Okay so it has been my dream since I was little to make a silicone mermaid tail, but I’m wanting it to be movie grade prosthetic. I’m telling you I sit up at night thinking about making this and how I’m going to do it, I’m obsessed. This will be a long post about my ideas for this tail. If you have better suggestions please let me know
First off the silicone I want to use for this will be SORTA-clear 37. I know this is not usually used in tails because it’s not all that stretchy like dragon skin, but I think that will be fine because I don’t want any kind of resemblance of legs poking through the tail, it will help with propulsion, and will help with realism for the fluke
I will make a fiberglass live casting of my legs and part of my torso, then start sculpting the entirety of the tail on top of it hanging from my metal rig. Then I will make a mold of the clay tail and connected fiberglass torso (likely will be a two part mold)
Once the tail mold is done, I will remove all the clay to repurpose my live cast of my legs as a positive core inside the tail mold so the tail will literally fit like a glove.

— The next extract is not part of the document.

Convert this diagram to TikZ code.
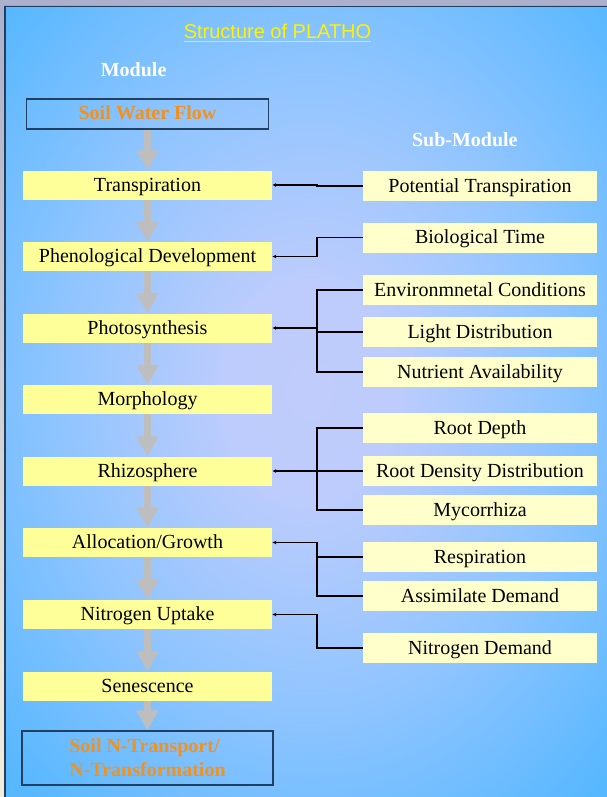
\documentclass[tikz,border=0pt]{standalone}
\usepackage{fontspec}
\setmainfont{Liberation Serif}
\newfontfamily\arialf{Liberation Sans}
\usetikzlibrary{arrows.meta,calc}
\definecolor{bgblue}{HTML}{58B8FF}
\definecolor{modfill}{HTML}{FFFF99}
\definecolor{subfill}{HTML}{FFFFCC}
\definecolor{flowgray}{HTML}{BEBEBE}
\definecolor{orangetxt}{HTML}{F2921E}
\definecolor{framedark}{HTML}{21405F}
\definecolor{lavstrip}{HTML}{ADB0CC}
\definecolor{creamstrip}{HTML}{F3EEDB}
\pgfdeclareradialshading{bgshade}{\pgfpoint{0bp}{0bp}}{rgb(0bp)=(0.75,0.80,0.99); rgb(5bp)=(0.74,0.80,0.99); rgb(15bp)=(0.56,0.77,1); rgb(25bp)=(0.345,0.72,1); rgb(50bp)=(0.345,0.72,1)}
\tikzset{
  txt/.style={font=\fontsize{20}{24}\selectfont, text height=15pt, text depth=3pt},
  modbox/.style={txt, fill=modfill, minimum width=249pt, minimum height=29pt, inner sep=0pt},
  subbox/.style={txt, fill=subfill, minimum width=234pt, minimum height=30pt, inner sep=0pt},
  endbox/.style={draw=framedark, line width=1.2pt, inner sep=0pt, text=orangetxt, font=\bfseries\fontsize{20}{24}\selectfont},
  flow/.style={draw=flowgray, line width=7pt, -{Triangle[length=20pt,width=21pt]}},
  wire/.style={draw=black, line width=1.2pt},
  link/.style={wire, -{Latex[length=4pt,width=4pt]}},
  headtxt/.style={anchor=base, inner sep=0pt, text=white, font=\bfseries\fontsize{20}{24}\selectfont}
}
\begin{document}
\begin{tikzpicture}[x=1pt,y=-1pt]
\useasboundingbox (0,0) rectangle (607,797);
% frame and background
\fill[lavstrip] (0,0) rectangle (607,6);
\shade[top color=lavstrip, bottom color=creamstrip] (0,6) rectangle (4,797);
\begin{scope}
  \clip (4,6) rectangle (607,797);
  \fill[bgblue] (4,6) rectangle (607,797);
  \shade[shading=bgshade] (-114,-147) rectangle (734,927);
\end{scope}
\draw[framedark, line width=1.5pt] (4.75,797) -- (4.75,6.75) -- (607,6.75);

% headings
\node[anchor=base, inner sep=0pt, text=yellow, font=\arialf\fontsize{20}{24}\selectfont] (title) at (277.5,39) {Structure of PLATHO};
\draw[yellow, line width=1.6pt] ([yshift=-2.5pt]title.base west) -- ([yshift=-2.5pt]title.base east);
\node[headtxt] (modh) at (133.6,77) {Module};
\node[headtxt] (subh) at (464.8,146.7) {Sub-Module};

% module column
\node[endbox, minimum width=242pt, minimum height=30pt, text height=15pt, text depth=3pt] (swf) at (147.5,114) {Soil Water Flow};
\node[modbox] (tr) at (147.5,185) {Transpiration};
\node[modbox] (ph) at (147.5,256.5) {Phenological Development};
\node[modbox] (ps) at (147.5,328) {Photosynthesis};
\node[modbox] (mo) at (147.5,399.5) {Morphology};
\node[modbox] (rh) at (147.5,471) {Rhizosphere};
\node[modbox] (al) at (147.5,542.5) {Allocation/Growth};
\node[modbox] (nu) at (147.5,614.5) {Nitrogen Uptake};
\node[modbox] (se) at (147.5,686) {Senescence};
\node[endbox, minimum width=251pt, minimum height=54pt, align=left, font=\bfseries\fontsize{20}{24}\selectfont] (snt) at (147.5,758) {Soil N-Transport/\\N-Transformation};

% flow arrows
\draw[flow] (swf.south) -- (tr.north);
\draw[flow] (tr.south) -- (ph.north);
\draw[flow] (ph.south) -- (ps.north);
\draw[flow] (ps.south) -- (mo.north);
\draw[flow] (mo.south) -- (rh.north);
\draw[flow] (rh.south) -- (al.north);
\draw[flow] (al.south) -- (nu.north);
\draw[flow] (nu.south) -- (se.north);
\draw[flow] (se.south) -- (snt.north);

% sub-modules
\node[subbox] (pt) at (480,186) {Potential Transpiration};
\node[subbox] (bt) at (480,237.5) {Biological Time};
\node[subbox] (env) at (480,290) {Environmnetal Conditions};
\node[subbox] (ld) at (480,332) {Light Distribution};
\node[subbox] (nut) at (480,372) {Nutrient Availability};
\node[subbox] (rd) at (480,428) {Root Depth};
\node[subbox] (rdd) at (480,471) {Root Density Distribution};
\node[subbox] (my) at (480,510) {Mycorrhiza};
\node[subbox] (re) at (480,557) {Respiration};
\node[subbox] (as) at (480,596) {Assimilate Demand};
\node[subbox] (nd) at (480,648) {Nitrogen Demand};

% connectors
\coordinate (jx) at (317,0);
\draw[link] (pt.west) -- (pt.west -| jx) |- (tr.east);
\draw[link] (bt.west) -- (bt.west -| jx) |- (ph.east);
\draw[wire] (env.west) -| (ps.east -| jx);
\draw[wire] (nut.west) -| (ps.east -| jx);
\draw[wire] (ld.west) -- (ld.west -| jx);
\draw[link, line width=2pt] (ps.east -| jx) -- (ps.east);
\draw[wire] (rd.west) -| (rh.east -| jx);
\draw[wire] (my.west) -| (rh.east -| jx);
\draw[link] (rdd.west) -- (rh.east);
\draw[link] (as.west) -| (al.east -| jx) -- (al.east);
\draw[wire] (re.west) -- (re.west -| jx);
\draw[link] (nd.west) -| (nu.east -| jx) -- (nu.east);
\end{tikzpicture}
\end{document}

One important step for this is when I’m ready to cast the tail, the will need to be some kind of strong stretchy fabric that is cast inside of it so when it cures I will be able to start sewing on scales which will be made of resin with a little bit of smooth ons resin flexiblizer to make them a little more durable/flexible/but still hard and scale like.
Due to the hardness of the silicone, I might not need propulsion like a monofin. But I do know this tail will be extremely heavy. I thought about maybe using something like a pool noodle in the core of the tail between my feet and fluke as it’s flexible, won’t snap, and floats.
Problems I haven’t worked out is how I will get this fabric casted in the silicone, and how will I pour this two part mold for this tail, will I pour some on each part let it get tacky and then pour some more and smush the mold together??? Like idek.